Scalloped hammerheads (Sphyrna lewini) swim off the coast of Cocos Island. Photo by Avi Klapfer.

Written by Mariano Castro, Policy & Advocacy Analyst for Latin America

The Galapagos Archipelago is a World Heritage Site that inspired the work of the naturalist Charles Darwin. The waters surrounding these islands constitute one of the largest marine reserves in the world, providing refuge for sharks, marine mammals, sea turtles and other marine species. Today, these “enchanted islands” are threatened by a massive fishing fleet.

On July 16 the Ecuadorian navy spotted more than 250 foreign vessels fishing on the international waters close to the Galapagos exclusive economic zone. According to The Guardian, the flotilla is mainly composed by Chinese flagged long liners, squid fishing boats and supply and storage ships. Due to the absence of regulations on the high seas, we still do not know many details about the impact that the fishing fleet is having.
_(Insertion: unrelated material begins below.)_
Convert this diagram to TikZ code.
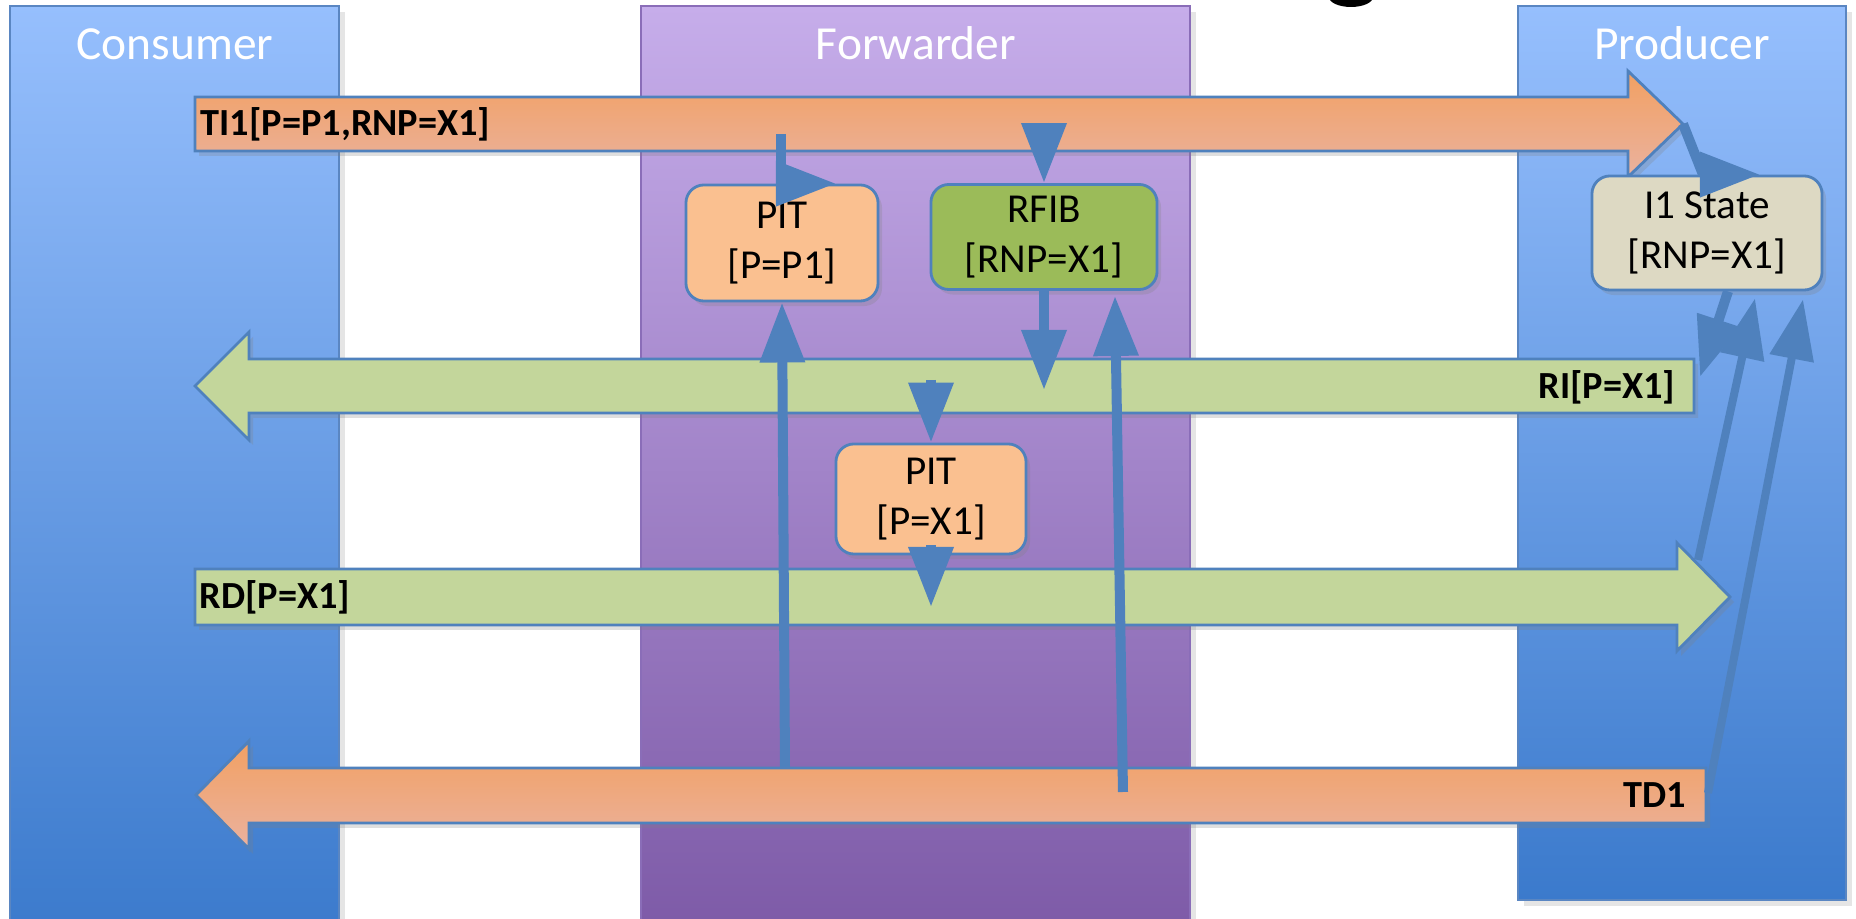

However, due to its magnitude we can assume that it represents a threat to the rich biodiversity that inhabits these waters.

The rich biodiversity harbored in the Eastern Tropical Pacific attracts a great number of foreign vessels every year, which take advantage of its abundant fishing resources. Moreover, it is believed that this same fleet borders the economic exclusive zones of other countries in the region following their target species, particularly squid. 

In light of the concerns posed by these Chinese fishing vessels, the Ecuadorian Government has formed a team of experts to work on a solution for the protection of Galapagos and called on the countries of the region to take coordinated actions. Furthermore, environmental organizations and citizen movements are also raising their voice to ensure the protection of this world heritage site. 

The current situation in Galapagos exemplifies the urgency of promoting conservation measures that go beyond national borders. Although outside the limits of the marine reserve and beyond the national jurisdiction of Ecuador, such an immense fleet represents a threat to marine species that does not recognize these limits. 

Together with our allies and supporters, TIRN works on the protection of highly migratory and endangered sea turtles and shark species in the Eastern Tropical Pacific through transboundary conservation initiatives such as the Cocos – Galapagos Swimway, which arises in response to the need to protect the migration route used by these animals and connects Cocos Island National Park in Costa Rica with the Galapagos Marine Reserve in Ecuador. 

Today we stand in solidarity with the people and groups who express their outrage in Ecuador and in other parts of the world at the dangers faced by one of the most important biodiversity hotspots on the planet.